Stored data
○ ○ ○

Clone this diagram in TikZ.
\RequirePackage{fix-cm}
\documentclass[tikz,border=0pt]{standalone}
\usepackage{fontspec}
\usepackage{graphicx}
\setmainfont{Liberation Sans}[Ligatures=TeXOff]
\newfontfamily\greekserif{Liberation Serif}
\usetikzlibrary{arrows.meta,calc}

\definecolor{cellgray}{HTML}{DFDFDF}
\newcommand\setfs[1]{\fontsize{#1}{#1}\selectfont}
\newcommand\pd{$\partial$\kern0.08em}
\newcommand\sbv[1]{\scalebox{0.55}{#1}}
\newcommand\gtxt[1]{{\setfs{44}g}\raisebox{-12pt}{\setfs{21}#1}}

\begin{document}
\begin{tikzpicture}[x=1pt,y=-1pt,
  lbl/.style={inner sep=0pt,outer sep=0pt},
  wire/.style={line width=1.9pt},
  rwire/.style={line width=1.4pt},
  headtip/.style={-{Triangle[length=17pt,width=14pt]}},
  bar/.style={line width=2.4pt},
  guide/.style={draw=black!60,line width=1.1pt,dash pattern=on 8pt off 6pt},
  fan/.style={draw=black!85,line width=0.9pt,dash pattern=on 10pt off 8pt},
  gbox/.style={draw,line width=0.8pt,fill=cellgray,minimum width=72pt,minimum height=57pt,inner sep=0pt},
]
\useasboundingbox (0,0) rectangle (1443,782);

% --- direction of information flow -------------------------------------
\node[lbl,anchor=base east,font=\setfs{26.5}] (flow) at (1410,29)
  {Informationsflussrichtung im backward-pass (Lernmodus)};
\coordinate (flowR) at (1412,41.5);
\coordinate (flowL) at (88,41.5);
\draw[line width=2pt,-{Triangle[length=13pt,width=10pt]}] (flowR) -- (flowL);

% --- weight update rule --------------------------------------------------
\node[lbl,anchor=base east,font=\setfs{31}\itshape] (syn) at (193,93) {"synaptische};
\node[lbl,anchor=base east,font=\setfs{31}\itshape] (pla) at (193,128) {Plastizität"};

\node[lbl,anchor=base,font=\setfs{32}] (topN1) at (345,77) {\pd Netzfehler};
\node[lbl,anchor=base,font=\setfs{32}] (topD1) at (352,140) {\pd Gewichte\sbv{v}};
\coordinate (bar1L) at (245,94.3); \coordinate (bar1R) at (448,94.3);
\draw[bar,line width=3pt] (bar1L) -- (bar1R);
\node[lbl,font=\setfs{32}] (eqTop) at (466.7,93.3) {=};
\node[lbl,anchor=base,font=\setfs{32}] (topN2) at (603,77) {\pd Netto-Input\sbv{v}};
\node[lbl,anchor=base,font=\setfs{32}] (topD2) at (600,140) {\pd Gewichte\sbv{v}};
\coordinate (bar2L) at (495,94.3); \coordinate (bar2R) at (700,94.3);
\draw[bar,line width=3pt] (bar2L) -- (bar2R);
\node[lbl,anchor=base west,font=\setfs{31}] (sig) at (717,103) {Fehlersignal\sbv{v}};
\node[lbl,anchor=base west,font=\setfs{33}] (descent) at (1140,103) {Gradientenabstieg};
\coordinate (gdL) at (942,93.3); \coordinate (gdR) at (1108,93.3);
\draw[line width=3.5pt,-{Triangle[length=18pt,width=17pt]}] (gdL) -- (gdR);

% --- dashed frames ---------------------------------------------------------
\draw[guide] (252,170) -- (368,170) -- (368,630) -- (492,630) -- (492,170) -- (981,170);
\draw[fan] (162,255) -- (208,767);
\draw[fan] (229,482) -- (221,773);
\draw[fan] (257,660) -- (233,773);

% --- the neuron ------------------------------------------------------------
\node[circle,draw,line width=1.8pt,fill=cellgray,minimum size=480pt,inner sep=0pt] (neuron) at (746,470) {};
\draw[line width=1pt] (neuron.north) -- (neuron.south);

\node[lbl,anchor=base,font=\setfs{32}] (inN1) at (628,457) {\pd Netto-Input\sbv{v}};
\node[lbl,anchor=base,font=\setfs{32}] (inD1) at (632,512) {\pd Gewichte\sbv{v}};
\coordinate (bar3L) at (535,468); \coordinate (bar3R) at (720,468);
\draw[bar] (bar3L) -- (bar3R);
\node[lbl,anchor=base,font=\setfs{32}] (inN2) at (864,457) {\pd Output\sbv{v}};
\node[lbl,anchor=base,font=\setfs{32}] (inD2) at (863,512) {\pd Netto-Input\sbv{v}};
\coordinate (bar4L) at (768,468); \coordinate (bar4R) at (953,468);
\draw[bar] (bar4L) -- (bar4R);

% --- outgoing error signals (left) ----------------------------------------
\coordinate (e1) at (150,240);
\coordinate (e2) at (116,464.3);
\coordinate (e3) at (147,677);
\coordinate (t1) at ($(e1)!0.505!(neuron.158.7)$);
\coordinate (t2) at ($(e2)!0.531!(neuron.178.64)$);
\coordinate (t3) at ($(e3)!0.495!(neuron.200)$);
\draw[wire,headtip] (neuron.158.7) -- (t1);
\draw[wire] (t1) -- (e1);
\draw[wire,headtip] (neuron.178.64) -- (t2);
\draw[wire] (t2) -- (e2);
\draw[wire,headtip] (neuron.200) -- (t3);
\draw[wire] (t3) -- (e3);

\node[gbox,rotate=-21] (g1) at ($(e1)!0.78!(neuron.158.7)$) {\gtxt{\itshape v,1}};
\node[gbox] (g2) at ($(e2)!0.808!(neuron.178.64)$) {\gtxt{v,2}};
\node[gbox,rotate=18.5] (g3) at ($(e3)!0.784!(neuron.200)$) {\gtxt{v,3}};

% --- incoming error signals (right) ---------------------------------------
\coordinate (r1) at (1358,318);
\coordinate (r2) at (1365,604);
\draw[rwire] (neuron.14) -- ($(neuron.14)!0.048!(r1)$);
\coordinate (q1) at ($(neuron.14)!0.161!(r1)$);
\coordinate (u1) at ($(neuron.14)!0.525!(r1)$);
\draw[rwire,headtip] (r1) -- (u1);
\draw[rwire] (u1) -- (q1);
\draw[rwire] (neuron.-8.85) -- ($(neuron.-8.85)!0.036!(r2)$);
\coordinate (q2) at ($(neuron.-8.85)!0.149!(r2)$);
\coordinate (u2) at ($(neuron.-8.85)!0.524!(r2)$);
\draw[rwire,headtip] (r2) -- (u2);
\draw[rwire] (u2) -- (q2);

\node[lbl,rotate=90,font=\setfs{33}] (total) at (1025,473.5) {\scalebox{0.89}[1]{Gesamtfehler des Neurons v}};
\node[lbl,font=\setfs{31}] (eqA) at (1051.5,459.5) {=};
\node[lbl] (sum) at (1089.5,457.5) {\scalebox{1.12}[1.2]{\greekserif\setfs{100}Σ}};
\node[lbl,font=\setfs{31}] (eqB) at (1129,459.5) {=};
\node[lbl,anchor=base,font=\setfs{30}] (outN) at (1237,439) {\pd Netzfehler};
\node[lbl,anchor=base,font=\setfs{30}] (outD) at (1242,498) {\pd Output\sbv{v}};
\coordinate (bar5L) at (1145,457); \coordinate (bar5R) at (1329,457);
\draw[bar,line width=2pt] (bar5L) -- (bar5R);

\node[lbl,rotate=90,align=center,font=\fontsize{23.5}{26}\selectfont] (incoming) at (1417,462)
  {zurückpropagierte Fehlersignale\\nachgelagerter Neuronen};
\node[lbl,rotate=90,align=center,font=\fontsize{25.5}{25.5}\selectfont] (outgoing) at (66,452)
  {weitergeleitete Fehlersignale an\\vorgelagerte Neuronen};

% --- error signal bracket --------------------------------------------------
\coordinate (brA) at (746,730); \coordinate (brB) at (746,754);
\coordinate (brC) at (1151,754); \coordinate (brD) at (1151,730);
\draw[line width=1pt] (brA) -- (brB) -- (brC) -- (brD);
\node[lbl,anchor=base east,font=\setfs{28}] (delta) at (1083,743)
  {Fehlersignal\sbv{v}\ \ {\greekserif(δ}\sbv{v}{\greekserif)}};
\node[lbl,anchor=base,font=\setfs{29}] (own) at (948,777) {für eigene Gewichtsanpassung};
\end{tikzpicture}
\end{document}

○ ○ ○

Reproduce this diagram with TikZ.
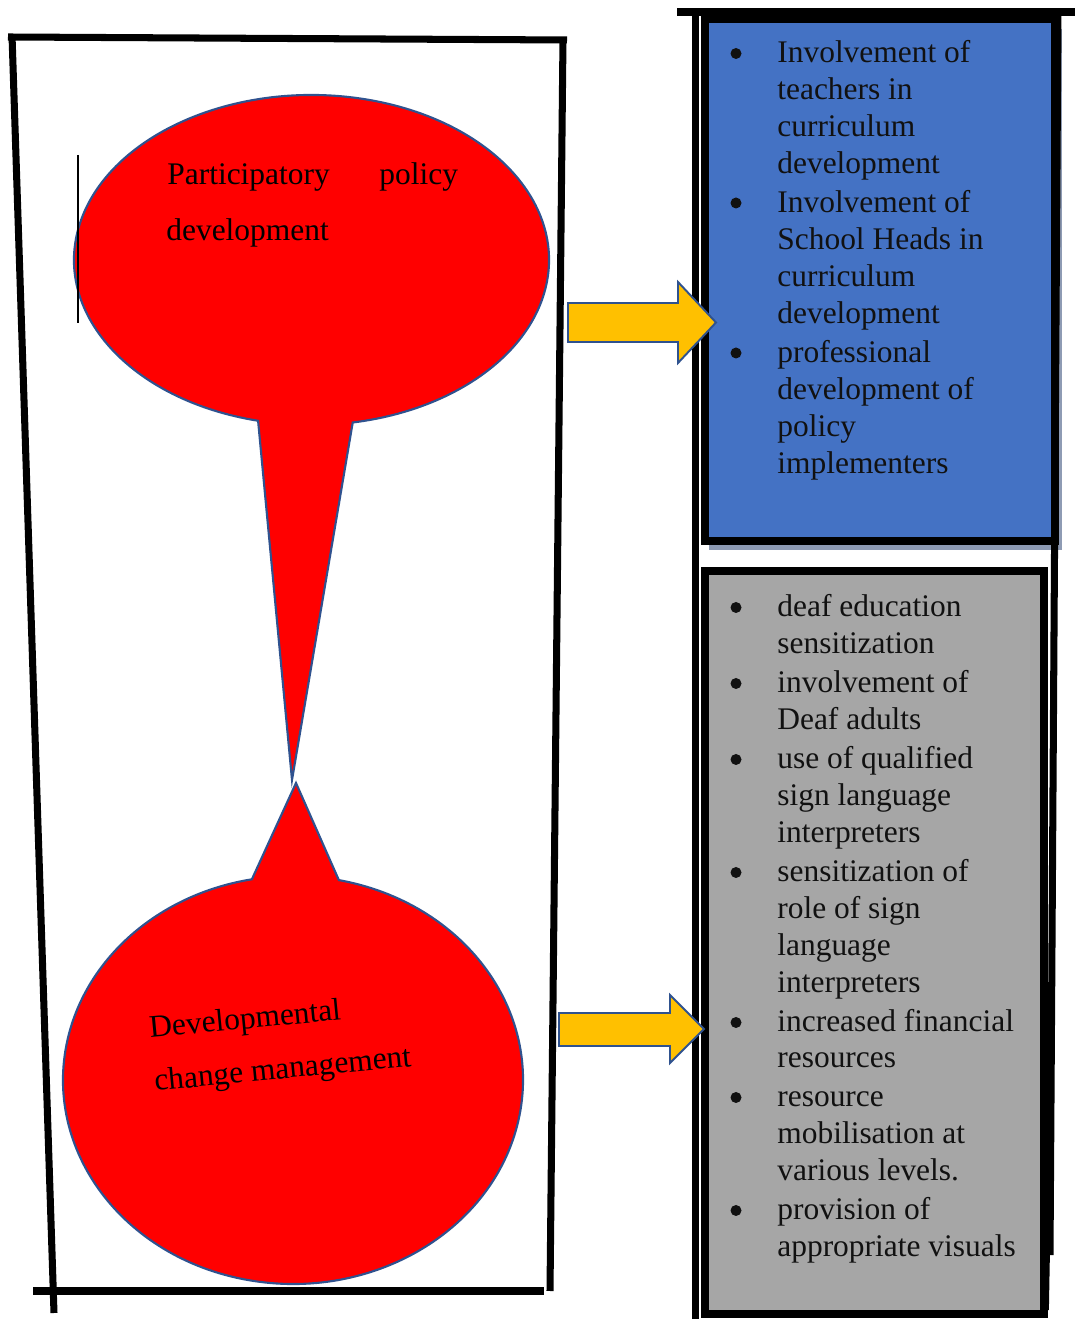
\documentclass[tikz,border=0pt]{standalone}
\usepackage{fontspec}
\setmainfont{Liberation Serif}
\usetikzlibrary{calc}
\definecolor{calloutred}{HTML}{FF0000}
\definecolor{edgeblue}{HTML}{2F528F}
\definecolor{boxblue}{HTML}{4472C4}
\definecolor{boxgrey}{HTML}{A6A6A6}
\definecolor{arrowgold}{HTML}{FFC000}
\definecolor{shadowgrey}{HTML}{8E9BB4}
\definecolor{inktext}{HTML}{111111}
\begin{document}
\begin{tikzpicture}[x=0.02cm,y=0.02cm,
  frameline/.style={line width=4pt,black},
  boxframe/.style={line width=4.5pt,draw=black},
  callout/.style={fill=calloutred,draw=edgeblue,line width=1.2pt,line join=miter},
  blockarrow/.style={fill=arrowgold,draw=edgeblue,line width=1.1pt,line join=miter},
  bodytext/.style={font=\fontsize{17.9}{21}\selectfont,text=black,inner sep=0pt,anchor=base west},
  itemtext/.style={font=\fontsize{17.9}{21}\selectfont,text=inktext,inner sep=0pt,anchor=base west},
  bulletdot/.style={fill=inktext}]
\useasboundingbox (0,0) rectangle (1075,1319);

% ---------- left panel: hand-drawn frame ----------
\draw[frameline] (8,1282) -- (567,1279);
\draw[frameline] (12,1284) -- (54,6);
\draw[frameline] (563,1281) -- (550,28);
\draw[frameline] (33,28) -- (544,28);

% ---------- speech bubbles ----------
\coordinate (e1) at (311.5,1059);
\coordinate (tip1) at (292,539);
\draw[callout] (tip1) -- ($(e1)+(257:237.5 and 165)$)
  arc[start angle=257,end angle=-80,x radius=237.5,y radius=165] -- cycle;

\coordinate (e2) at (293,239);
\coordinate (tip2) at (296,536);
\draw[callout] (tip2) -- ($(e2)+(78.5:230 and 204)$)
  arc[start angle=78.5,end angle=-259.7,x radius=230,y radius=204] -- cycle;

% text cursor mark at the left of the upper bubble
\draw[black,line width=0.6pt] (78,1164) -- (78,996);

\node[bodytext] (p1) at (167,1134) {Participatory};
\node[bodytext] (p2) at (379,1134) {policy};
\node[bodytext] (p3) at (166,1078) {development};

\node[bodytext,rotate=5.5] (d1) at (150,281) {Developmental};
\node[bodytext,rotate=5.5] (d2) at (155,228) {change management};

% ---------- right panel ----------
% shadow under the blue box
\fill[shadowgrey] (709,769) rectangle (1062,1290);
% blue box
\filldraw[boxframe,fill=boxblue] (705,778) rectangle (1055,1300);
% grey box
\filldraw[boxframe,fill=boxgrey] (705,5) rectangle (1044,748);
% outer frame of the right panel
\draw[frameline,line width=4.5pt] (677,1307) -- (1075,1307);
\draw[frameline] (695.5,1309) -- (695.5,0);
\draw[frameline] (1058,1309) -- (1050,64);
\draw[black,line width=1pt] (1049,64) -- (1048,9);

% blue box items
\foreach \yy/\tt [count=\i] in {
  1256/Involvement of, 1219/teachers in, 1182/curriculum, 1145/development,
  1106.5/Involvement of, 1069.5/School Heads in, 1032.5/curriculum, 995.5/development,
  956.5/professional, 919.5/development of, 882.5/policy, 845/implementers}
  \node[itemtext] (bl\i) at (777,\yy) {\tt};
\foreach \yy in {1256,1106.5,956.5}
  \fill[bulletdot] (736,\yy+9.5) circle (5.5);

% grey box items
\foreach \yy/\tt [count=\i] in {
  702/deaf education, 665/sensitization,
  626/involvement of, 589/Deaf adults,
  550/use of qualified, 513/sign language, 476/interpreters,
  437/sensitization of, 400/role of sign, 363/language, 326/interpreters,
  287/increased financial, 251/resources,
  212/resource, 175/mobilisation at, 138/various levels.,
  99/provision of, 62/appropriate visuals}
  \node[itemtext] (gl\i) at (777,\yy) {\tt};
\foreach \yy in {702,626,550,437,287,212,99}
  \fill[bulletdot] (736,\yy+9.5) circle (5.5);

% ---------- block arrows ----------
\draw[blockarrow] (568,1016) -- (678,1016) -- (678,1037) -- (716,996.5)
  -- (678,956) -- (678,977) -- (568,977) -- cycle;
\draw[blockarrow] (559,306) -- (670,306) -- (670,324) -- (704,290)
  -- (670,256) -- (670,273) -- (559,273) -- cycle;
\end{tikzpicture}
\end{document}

○ ○ ○

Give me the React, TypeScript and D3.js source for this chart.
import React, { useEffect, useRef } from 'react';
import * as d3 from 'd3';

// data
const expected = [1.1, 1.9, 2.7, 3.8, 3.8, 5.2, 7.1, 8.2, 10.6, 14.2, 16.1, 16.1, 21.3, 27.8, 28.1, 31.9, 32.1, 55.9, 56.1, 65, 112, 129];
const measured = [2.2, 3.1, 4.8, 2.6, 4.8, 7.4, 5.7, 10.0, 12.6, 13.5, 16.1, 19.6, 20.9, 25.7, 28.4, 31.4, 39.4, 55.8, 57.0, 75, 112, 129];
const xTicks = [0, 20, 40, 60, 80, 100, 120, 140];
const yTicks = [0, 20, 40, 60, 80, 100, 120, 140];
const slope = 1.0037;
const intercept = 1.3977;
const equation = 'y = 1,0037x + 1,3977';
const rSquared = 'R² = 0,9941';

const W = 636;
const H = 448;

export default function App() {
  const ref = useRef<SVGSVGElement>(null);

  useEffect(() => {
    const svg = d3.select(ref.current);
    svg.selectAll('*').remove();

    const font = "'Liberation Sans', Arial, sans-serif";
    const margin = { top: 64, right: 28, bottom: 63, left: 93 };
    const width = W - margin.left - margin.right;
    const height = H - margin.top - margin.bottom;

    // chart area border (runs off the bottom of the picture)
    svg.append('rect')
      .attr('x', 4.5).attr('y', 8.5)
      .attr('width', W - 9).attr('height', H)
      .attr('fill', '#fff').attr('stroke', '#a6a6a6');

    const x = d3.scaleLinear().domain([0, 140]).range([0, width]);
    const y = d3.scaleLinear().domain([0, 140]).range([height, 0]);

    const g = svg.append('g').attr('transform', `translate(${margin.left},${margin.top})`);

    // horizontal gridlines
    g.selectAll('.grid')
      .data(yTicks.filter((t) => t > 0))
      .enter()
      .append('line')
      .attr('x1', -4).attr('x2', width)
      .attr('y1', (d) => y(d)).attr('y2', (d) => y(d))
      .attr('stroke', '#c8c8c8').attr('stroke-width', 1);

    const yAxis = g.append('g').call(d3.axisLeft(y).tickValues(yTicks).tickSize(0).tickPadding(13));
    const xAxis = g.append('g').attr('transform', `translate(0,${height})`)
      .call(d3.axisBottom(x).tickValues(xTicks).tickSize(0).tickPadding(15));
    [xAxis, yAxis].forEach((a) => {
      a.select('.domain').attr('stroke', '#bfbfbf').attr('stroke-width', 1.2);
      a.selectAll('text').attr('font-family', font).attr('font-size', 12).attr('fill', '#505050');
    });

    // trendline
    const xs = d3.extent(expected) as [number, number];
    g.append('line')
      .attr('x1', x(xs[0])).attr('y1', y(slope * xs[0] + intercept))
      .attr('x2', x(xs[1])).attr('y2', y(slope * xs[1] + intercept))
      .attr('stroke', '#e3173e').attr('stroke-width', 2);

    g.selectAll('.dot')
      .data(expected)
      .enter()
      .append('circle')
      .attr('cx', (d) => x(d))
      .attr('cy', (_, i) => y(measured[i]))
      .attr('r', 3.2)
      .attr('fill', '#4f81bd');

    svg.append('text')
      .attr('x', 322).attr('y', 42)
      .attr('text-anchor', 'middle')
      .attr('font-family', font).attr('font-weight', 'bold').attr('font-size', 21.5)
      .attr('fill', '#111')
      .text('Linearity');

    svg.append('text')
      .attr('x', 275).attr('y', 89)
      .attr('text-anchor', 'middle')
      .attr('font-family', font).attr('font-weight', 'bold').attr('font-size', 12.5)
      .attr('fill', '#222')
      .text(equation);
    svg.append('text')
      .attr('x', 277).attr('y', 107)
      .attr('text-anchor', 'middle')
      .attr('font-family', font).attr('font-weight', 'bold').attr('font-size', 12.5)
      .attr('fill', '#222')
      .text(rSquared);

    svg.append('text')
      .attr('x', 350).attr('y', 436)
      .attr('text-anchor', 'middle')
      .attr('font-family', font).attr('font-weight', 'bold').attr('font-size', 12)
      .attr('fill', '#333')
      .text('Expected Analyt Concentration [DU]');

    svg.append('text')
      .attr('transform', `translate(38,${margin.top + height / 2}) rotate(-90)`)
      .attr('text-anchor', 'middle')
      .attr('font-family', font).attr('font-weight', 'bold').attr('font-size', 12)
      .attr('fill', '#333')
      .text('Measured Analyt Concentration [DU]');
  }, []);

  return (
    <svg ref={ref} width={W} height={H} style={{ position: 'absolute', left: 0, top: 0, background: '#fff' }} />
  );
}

○ ○ ○

Give the number of lines in the records that contain the string "React", with no other output.

2